The Guaratuba Environmental Protection Area (Área de Proteção Ambiental de Guaratuba) is an environmental protection area in the state of Paraná, Brazil.

==Location==

The Guaratuba Environmental Protection Area (APA) is divided between the municipalities of Guaratuba (66.7%), Matinhos (1.1%), Morretes (5.71%), Paranaguá (4.45%), São José dos Pinhais (12.38%) and Tijucas do Sul (9.67%) in Paraná.
It has an area of 199587 ha.
The APA contains the Saint-Hilaire/Lange National Park in its northeast and the Lagoa do Parado Municipal Nature Park (Note: Although the region of the Lagoa do Parado and its tributaries were declared of public use by municipal decree 1626/96, as of 2006 it had not yet been formally made a municipal nature park.) and Boguaçu State Park in the southeast.
It is part of the Lagamar Mosaic of conservation units.

==History==

Despite a lack of systematic study, 131 archaeological sites have been identified, typically sambaquis, or large accumulations of the shells of mollusks and crustaceans and the bones of fish.
Of more recent date, the Caminho do Ambrósios was an important route by which Iberian settlers penetrated into the territory of Paraná.

The Guaratuba Environmental Protection Area was created by the governor of the state of Paraná through decree 1.234 of 27 March 1992.
The objective was to reconcile rational use of the environmental resources of the region and orderly occupation of the land with protection of the water resources, remnants of Atlantic Forest and mangroves, archaeological sites and diversity of fauna, to control tourist use and to guarantee the quality of life of the caiçaras communities and the local population.

==Environment==

The Guaratuba APA has a Köppen climate classification of Af(t) (Tropical rainforest climate), temperate/mesothermal, tropical rains, always humid.
In the lowlands average temperatures are 21.1 C.
In the Serra do Mar annual average temperatures range from 11.5 to 14 C.

Vegetation includes mixed alluvial and montane rainforest, dense rainforest (alluvial, lowland, sub-montane, montane and high montane), and pioneer formations of vegetation with fluvial, fluvial-marine and marine influence.
The mangroves and salt marshes play a basic role in the ecological balance of the estuarine complex.
The coastal plain of the APA is home to about 64 species of mammal, five of which are endemic to the Atlantic Forest and 11 considered endangered in the state.
Studies of birdlife in the mangroves, wetlands, plains and hillsides have recorded 322 species of which 71 are endemic to the Atlantic Forest and 10 threatened with extinction.
The marsh antwren (Stymphalornis acutirostris) was discovered in the APA in 1995.
The APA is used by migratory species such as tortoises, swallows and loons.
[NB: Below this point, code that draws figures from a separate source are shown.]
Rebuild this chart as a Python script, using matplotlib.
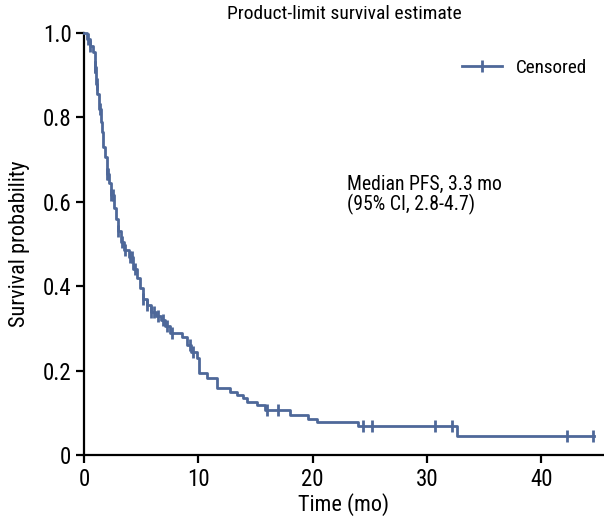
import numpy as np
import matplotlib
matplotlib.use('Agg')
import matplotlib.pyplot as plt
from matplotlib import rcParams

rcParams['font.family'] = ['Roboto Condensed', 'DejaVu Sans']
rcParams['xtick.direction'] = 'out'
rcParams['ytick.direction'] = 'out'

# step function: time (mo) -> survival after the drop
times = [0, 0.3, 0.5, 0.8, 0.95, 1.05, 1.15, 1.3, 1.45, 1.6, 1.7, 1.85, 2.0,
         2.15, 2.4, 2.6, 2.8, 3.0, 3.2, 3.5, 3.9, 4.3, 4.6, 4.9, 5.2, 5.5,
         5.9, 6.3, 6.7, 7.1, 7.5, 8.6, 9.0, 9.4, 9.9, 10.1, 10.8, 11.6, 12.8,
         13.4, 13.9, 14.3, 15.1, 15.8, 18.0, 19.6, 20.4, 24.0, 32.6]
surv = [1.0, 0.985, 0.97, 0.955, 0.92, 0.88, 0.855, 0.82, 0.79, 0.765, 0.73,
        0.705, 0.665, 0.645, 0.615, 0.585, 0.56, 0.53, 0.505, 0.485, 0.47,
        0.44, 0.42, 0.395, 0.37, 0.355, 0.34, 0.33, 0.32, 0.305, 0.29, 0.28,
        0.26, 0.245, 0.23, 0.195, 0.182, 0.159, 0.149, 0.142, 0.135, 0.126,
        0.118, 0.107, 0.095, 0.085, 0.078, 0.069, 0.046]
censored = [0.35, 0.5, 0.95, 1.0, 1.1, 1.4, 2.0, 2.1, 2.4, 2.5, 3.0, 3.3,
            3.6, 4.0, 4.2, 4.5, 5.2, 5.5, 5.9, 6.1, 6.5, 6.9, 7.3, 7.7, 9.3,
            9.5, 16.0, 17.0, 24.4, 25.2, 30.7, 32.2, 42.3, 44.5]
t_end = 44.6

color = '#4e6899'

fig = plt.figure(figsize=(6.04, 5.19), dpi=100, facecolor="white")
ax = fig.add_axes([0.139, 0.1233, 0.861, 0.8131])
ax.spines['right'].set_color('none')
ax.spines['top'].set_color('none')
ax.spines['left'].set_linewidth(1.6)
ax.spines['bottom'].set_linewidth(1.6)
ax.xaxis.set_ticks_position('bottom')
ax.yaxis.set_ticks_position('left')

st = np.array(times + [t_end])
sv = np.array(surv + [surv[-1]])
ax.step(st, sv, where='post', color=color, lw=2.0, clip_on=False, zorder=3)

ct = np.array(censored)
cv = np.array(surv)[np.searchsorted(times, ct, side='right') - 1]
ax.plot(ct, cv, ls='none', marker='|', ms=8, mew=2.0, color=color,
        clip_on=False, zorder=4)

# legend handle: line with a cross mark in the middle
h, = ax.plot([], [], color=color, lw=2.0, marker='|', ms=8, mew=2.0)
ax.legend([h], ['Censored'], loc='upper right', frameon=False, fontsize=13.8,
          numpoints=1, handlelength=2.1, handletextpad=0.7,
          bbox_to_anchor=(1.0, 0.98))

ax.text(23.0, 0.663, "Median PFS, 3.3 mo\n(95% CI, 2.8-4.7)", fontsize=14.2,
        va='top', ha='left', linespacing=1.0)

ax.set_xlim(0, 45.5)
ax.set_ylim(0, 1.0)
ax.set_xticks([0, 10, 20, 30, 40])
ax.set_yticks([0, 0.2, 0.4, 0.6, 0.8, 1.0])
ax.set_yticklabels(['0', '0.2', '0.4', '0.6', '0.8', '1.0'])
ax.tick_params(length=6, width=1.6, labelsize=16.5, pad=3)

ax.set_xlabel("Time (mo)", fontsize=16, labelpad=2)
ax.set_ylabel("Survival probability", fontsize=16, labelpad=9)
ax.set_title("Product-limit survival estimate", fontsize=14, pad=10)

fig.savefig("out.png", dpi=100, facecolor="white")
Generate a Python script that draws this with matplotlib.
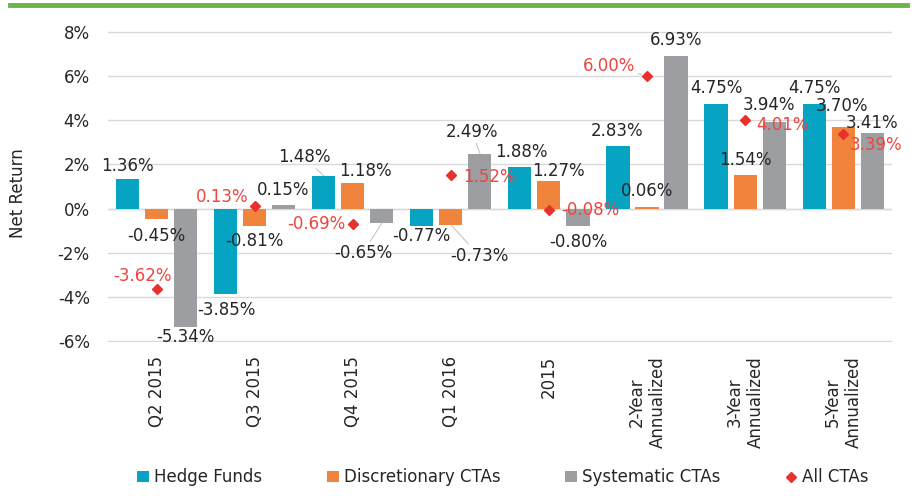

==Human activities and threats==

The region has good potential for tourism with its mountains, rivers, waterfalls, dams, bay, coastal plains, mangroves and archaeological sites, as well as the two parks.
Human activities include family farming, commercial agriculture, mineral exploration, fishing, hunting, food products manufacture and extraction of forest products such as ornamental plants, bromeliads and hearts of palm.
Threats include uncontrolled extraction of forest products, hunting, unauthorized occupation by squatters, use of agrochemicals, mining, degradation of archaeological sites and reforestation with pines, an exotic invasive species.
Other threats are sprawl of the Guaratuba and Matinhos urban areas, predatory fishing and buffalo farming.